Instruction →
Of the lines in the records that follow, how many include the word "chart"? Answer with a bare number.

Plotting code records
◇ ◇ ◇ ◇

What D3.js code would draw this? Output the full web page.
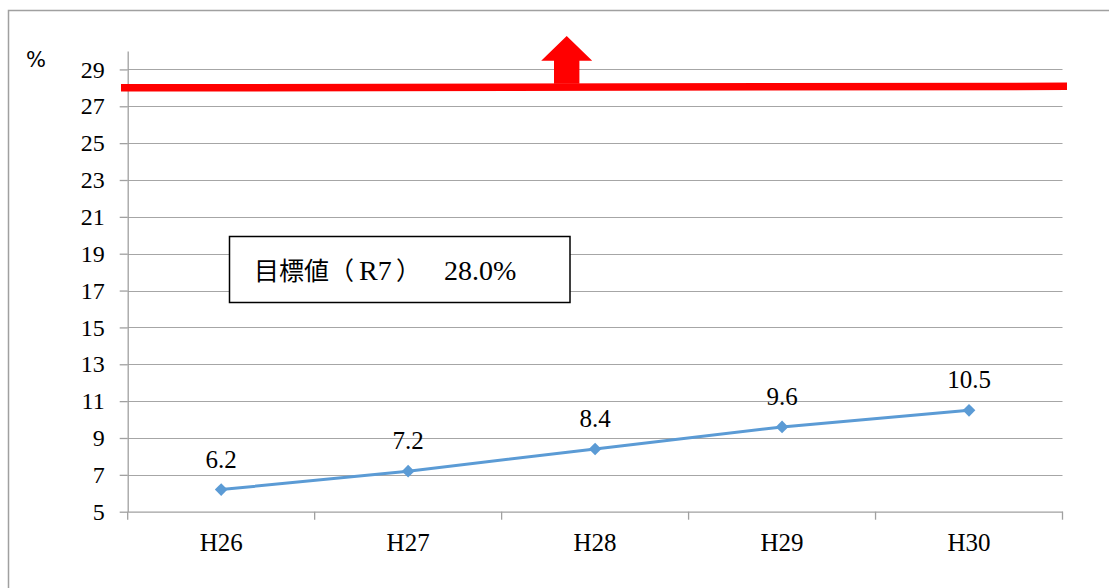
<!DOCTYPE html>
<html>
<head>
<meta charset="utf-8">
<script src="https://cdn.jsdelivr.net/npm/d3@7"></script>
<style>
  html, body { margin: 0; padding: 0; background: #fff; }
  svg { display: block; }
</style>
</head>
<body>
<svg id="chart" width="1109" height="588"></svg>
<script>
// ---- data ----
const categories = ["H26", "H27", "H28", "H29", "H30"];
const values = [6.2, 7.2, 8.4, 9.6, 10.5];
const yTicks = [5, 7, 9, 11, 13, 15, 17, 19, 21, 23, 25, 27, 29];
const yDomain = [5, 30];
const targetValue = 28.0;
const targetLabelParts = ["目標値（", "R7", "）", "28.0%"];
const unitLabel = "%";

// ---- layout ----
const svg = d3.select("#chart");
const W = 1109, H = 588;
const plot = { left: 127.7, right: 1062.5, top: 51, bottom: 511.7 };
const SERIF = "Liberation Serif";
const CJK = "Noto Sans CJK JP";

// outer frame (left + top only visible)
svg.append("path")
  .attr("d", `M8.5,${H} L8.5,10.5 L${W},10.5`)
  .attr("fill", "none").attr("stroke", "#a0a0a0").attr("stroke-width", 1.5);

const x = d3.scaleBand().domain(categories).range([plot.left, plot.right]).padding(0);
const y = d3.scaleLinear().domain(yDomain).range([plot.bottom, plot.top]);

// gridlines
svg.append("g").selectAll("line").data(yTicks.filter(t => t !== yDomain[0])).join("line")
  .attr("x1", plot.left).attr("x2", plot.right)
  .attr("y1", d => Math.round(y(d)) + 0.5).attr("y2", d => Math.round(y(d)) + 0.5)
  .attr("stroke", "#a6a6a6").attr("stroke-width", 1.2);

// y axis
const yAxis = svg.append("g").attr("transform", `translate(${plot.left},0)`)
  .call(d3.axisLeft(y).tickValues(yTicks).tickSize(8).tickPadding(15).tickSizeOuter(0));
yAxis.attr("font-family", SERIF).attr("font-size", 24);
yAxis.select(".domain").attr("stroke", "#a0a0a0").attr("stroke-width", 1.3);
yAxis.selectAll(".tick line").attr("stroke", "#a0a0a0").attr("stroke-width", 1.3);
yAxis.selectAll(".tick text").attr("fill", "#000");

// x axis
const xAxis = svg.append("g").attr("transform", `translate(0,${plot.bottom})`)
  .call(d3.axisBottom(x).tickSize(0).tickPadding(22));
xAxis.attr("font-family", SERIF).attr("font-size", 25);
xAxis.select(".domain").attr("stroke", "#a0a0a0").attr("stroke-width", 1.3);
xAxis.selectAll(".tick text").attr("fill", "#000");
// boundary tick marks
const bounds = categories.map(c => x(c)).concat([x(categories[categories.length - 1]) + x.bandwidth()]);
svg.append("g").selectAll("line").data(bounds).join("line")
  .attr("x1", d => d).attr("x2", d => d)
  .attr("y1", plot.bottom).attr("y2", plot.bottom + 8)
  .attr("stroke", "#a0a0a0").attr("stroke-width", 1.3);

// unit label
svg.append("text").attr("x", 26).attr("y", 67)
  .attr("font-family", "DejaVu Sans").attr("font-size", 21).attr("fill", "#000")
  .text(unitLabel);

// target line
svg.append("line")
  .attr("x1", 121).attr("x2", 1067)
  .attr("y1", y(targetValue)).attr("y2", y(targetValue) - 1.5)
  .attr("stroke", "#ff0000").attr("stroke-width", 7.5);

// arrow
const ax = 566.7, ayBase = y(targetValue) - 4;
svg.append("path")
  .attr("d", `M${ax},36 L${ax + 25.5},60.7 L${ax + 12.7},60.7 L${ax + 12.7},${ayBase} L${ax - 12.7},${ayBase} L${ax - 12.7},60.7 L${ax - 25.5},60.7 Z`)
  .attr("fill", "#ff0000");

// target label box
svg.append("rect").attr("x", 229.5).attr("y", 236.5).attr("width", 340.5).attr("height", 66)
  .attr("fill", "#fff").attr("stroke", "#000").attr("stroke-width", 1.5);
const lbl = svg.append("text").attr("y", 280).attr("fill", "#000");
const partX = [254, 359, 396, 444];
const partFont = [CJK, SERIF, CJK, SERIF];
const partSize = [25, 28, 25, 28];
lbl.selectAll("tspan").data(targetLabelParts).join("tspan")
  .attr("x", (d, i) => partX[i])
  .attr("font-family", (d, i) => partFont[i])
  .attr("font-size", (d, i) => partSize[i])
  .text(d => d);

// series line
const cx = d => x(d.c) + x.bandwidth() / 2;
const pts = categories.map((c, i) => ({ c, v: values[i] }));
svg.append("path").datum(pts)
  .attr("d", d3.line().x(cx).y(d => y(d.v)))
  .attr("fill", "none").attr("stroke", "#5b9bd5").attr("stroke-width", 3);

svg.append("g").selectAll("path").data(pts).join("path")
  .attr("d", d3.symbol(d3.symbolSquare, 80))
  .attr("transform", d => `translate(${cx(d)},${y(d.v)}) rotate(45)`)
  .attr("fill", "#5b9bd5");

svg.append("g").selectAll("text").data(pts).join("text")
  .attr("x", cx).attr("y", d => y(d.v) - 22)
  .attr("text-anchor", "middle")
  .attr("font-family", SERIF).attr("font-size", 25).attr("fill", "#000")
  .text(d => d.v.toFixed(1));
</script>
</body>
</html>
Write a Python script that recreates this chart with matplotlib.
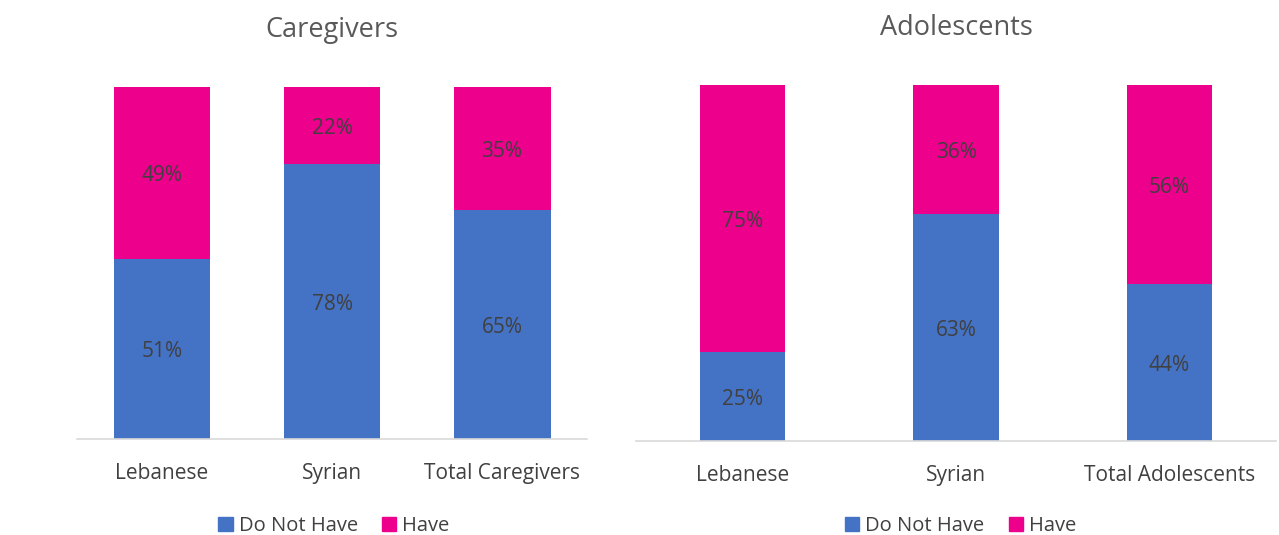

◇ ◇ ◇ ◇

Reply →
3